Description of the task –
Take every line from the first down to the line with "fig = go.Figure()" and set it down exactly, without the pictures.

Data provided –
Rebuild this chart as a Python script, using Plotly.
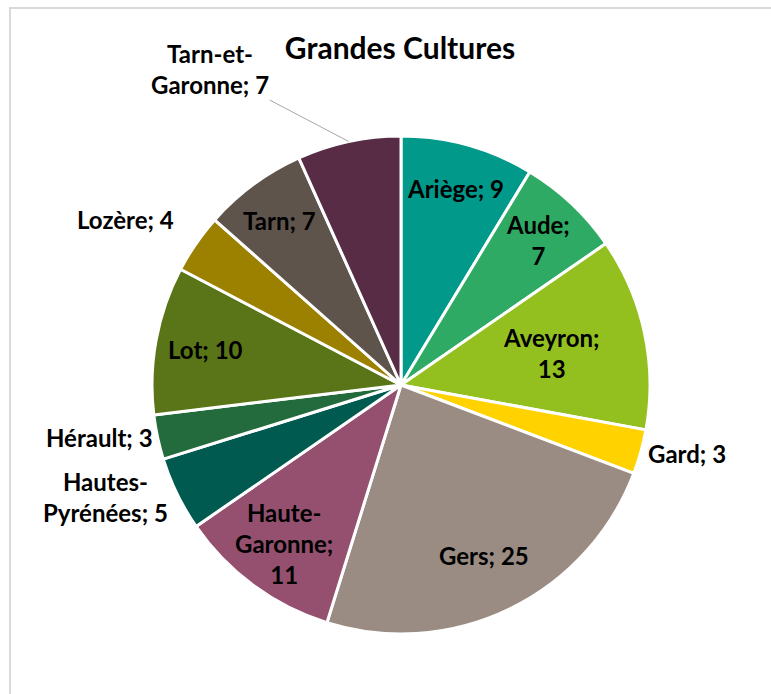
import math
import plotly.graph_objects as go

# Données
departements = ['Ariège', 'Aude', 'Aveyron', 'Gard', 'Gers', 'Haute-Garonne',
                'Hautes-Pyrénées', 'Hérault', 'Lot', 'Lozère', 'Tarn', 'Tarn-et-Garonne']
valeurs = [9, 7, 13, 3, 25, 11, 5, 3, 10, 4, 7, 7]
libelles = ['Ariège; 9', 'Aude;<br>7', 'Aveyron;<br>13', 'Gard; 3', 'Gers; 25',
            'Haute-<br>Garonne;<br>11', 'Hautes-<br>Pyrénées; 5', 'Hérault; 3',
            'Lot; 10', 'Lozère; 4', 'Tarn; 7', 'Tarn-et-<br>Garonne; 7']

couleurs = ['#00998A', '#2EAA64', '#93C01F', '#FFD200', '#9A8C82', '#95506F',
            '#005A50', '#236A3C', '#5A7517', '#9C8000', '#5F544C', '#592C45']

W, H = 771, 694
CX, CY, R = 401, 385, 249  # centre et rayon du camembert (px)

police = 'Lato, Calibri, Liberation Sans, sans-serif'

fig = go.Figure()

fig.add_trace(go.Pie(
    labels=departements,
    values=valeurs,
    sort=False,
    direction='clockwise',
    rotation=0,
    textinfo='none',
    marker=dict(colors=couleurs, line=dict(color='white', width=3)),
    domain=dict(x=[(CX - R) / W, (CX + R) / W], y=[1 - (CY + R) / H, 1 - (CY - R) / H]),
    showlegend=False,
    hoverinfo='label+value',
))

# position des étiquettes : (fraction du rayon, ancrage, décalage vertical)
placement = {
    'Ariège': (0.82, 'center', 0), 'Aude': (0.80, 'center', 0), 'Aveyron': (0.62, 'center', 0),
    'Gard': (1.02, 'left', 0), 'Gers': (0.76, 'center', 0), 'Haute-Garonne': (0.79, 'center', 0),
    'Hautes-Pyrénées': (1.03, 'right', 0), 'Hérault': (1.01, 'right', 0), 'Lot': (0.80, 'center', 0),
    'Lozère': (1.10, 'right', 10), 'Tarn': (0.82, 'center', 0),
}

total = sum(valeurs)
cumul = 0
for dep, val, lib in zip(departements, valeurs, libelles):
    milieu = (cumul + val / 2) / total * 2 * math.pi
    cumul += val
    txt = '<b>' + lib.replace('<br>', '</b><br><b>') + '</b>'
    if dep == 'Tarn-et-Garonne':
        px = CX + R * math.sin(milieu)
        py = CY - R * math.cos(milieu)
        fig.add_annotation(x=px / W, y=1 - py / H, xref='paper', yref='paper',
                           text=txt, showarrow=True, arrowhead=0, arrowwidth=1,
                           arrowcolor='#A6A6A6', ax=-139, ay=-73,
                           font=dict(family=police, size=24, color='black'))
        continue
    frac, ancre, decal = placement[dep]
    px = CX + frac * R * math.sin(milieu)
    py = CY - frac * R * math.cos(milieu)
    fig.add_annotation(x=px / W, y=1 - py / H, xref='paper', yref='paper',
                       text=txt, showarrow=False, xanchor=ancre, yanchor='middle',
                       yshift=decal,
                       font=dict(family=police, size=24, color='black'))

# cadre gris
fig.add_shape(type='rect', xref='paper', yref='paper', x0=10 / W, x1=1.05,
              y0=-0.05, y1=1 - 8 / H, line=dict(color='#D9D9D9', width=2))

fig.update_layout(
    width=W, height=H,
    margin=dict(l=0, r=0, t=0, b=0),
    paper_bgcolor='white',
    plot_bgcolor='white',
    title=dict(text='<b>Grandes Cultures</b>', x=400 / W, xanchor='center',
               y=1 - 48 / H, yanchor='middle',
               font=dict(family=police, size=30, color='black')),
    font=dict(family=police, color='black'),
)

fig.write_html('out.html', config={'displayModeBar': False},
               post_script="document.body.style.margin='0';")
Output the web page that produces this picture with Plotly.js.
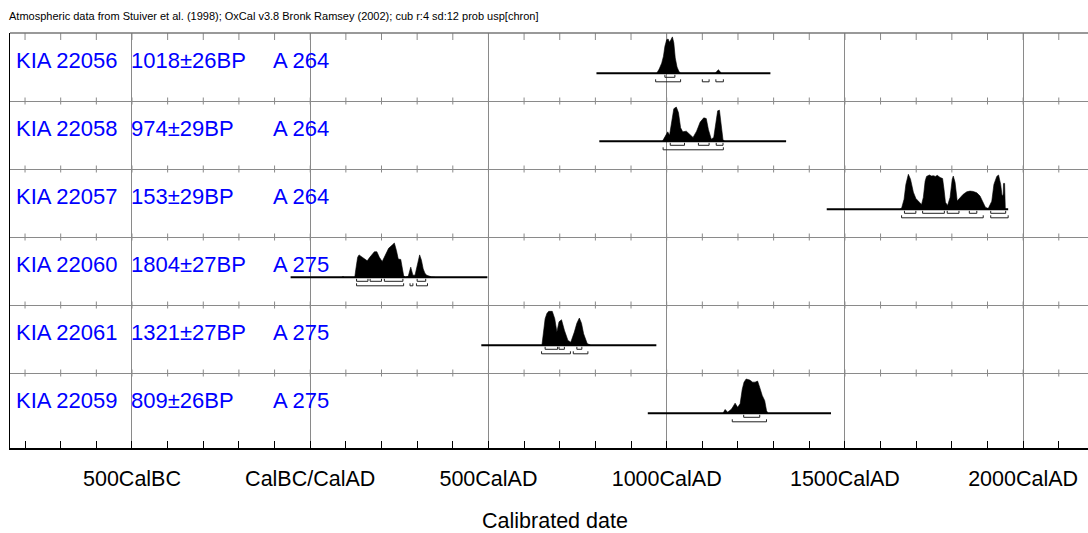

Correct answer –
Rebuild this chart as a Python script, using Plotly.
import math
import plotly.graph_objects as go

# Données
departements = ['Ariège', 'Aude', 'Aveyron', 'Gard', 'Gers', 'Haute-Garonne',
                'Hautes-Pyrénées', 'Hérault', 'Lot', 'Lozère', 'Tarn', 'Tarn-et-Garonne']
valeurs = [9, 7, 13, 3, 25, 11, 5, 3, 10, 4, 7, 7]
libelles = ['Ariège; 9', 'Aude;<br>7', 'Aveyron;<br>13', 'Gard; 3', 'Gers; 25',
            'Haute-<br>Garonne;<br>11', 'Hautes-<br>Pyrénées; 5', 'Hérault; 3',
            'Lot; 10', 'Lozère; 4', 'Tarn; 7', 'Tarn-et-<br>Garonne; 7']

couleurs = ['#00998A', '#2EAA64', '#93C01F', '#FFD200', '#9A8C82', '#95506F',
            '#005A50', '#236A3C', '#5A7517', '#9C8000', '#5F544C', '#592C45']

W, H = 771, 694
CX, CY, R = 401, 385, 249  # centre et rayon du camembert (px)

police = 'Lato, Calibri, Liberation Sans, sans-serif'

fig = go.Figure()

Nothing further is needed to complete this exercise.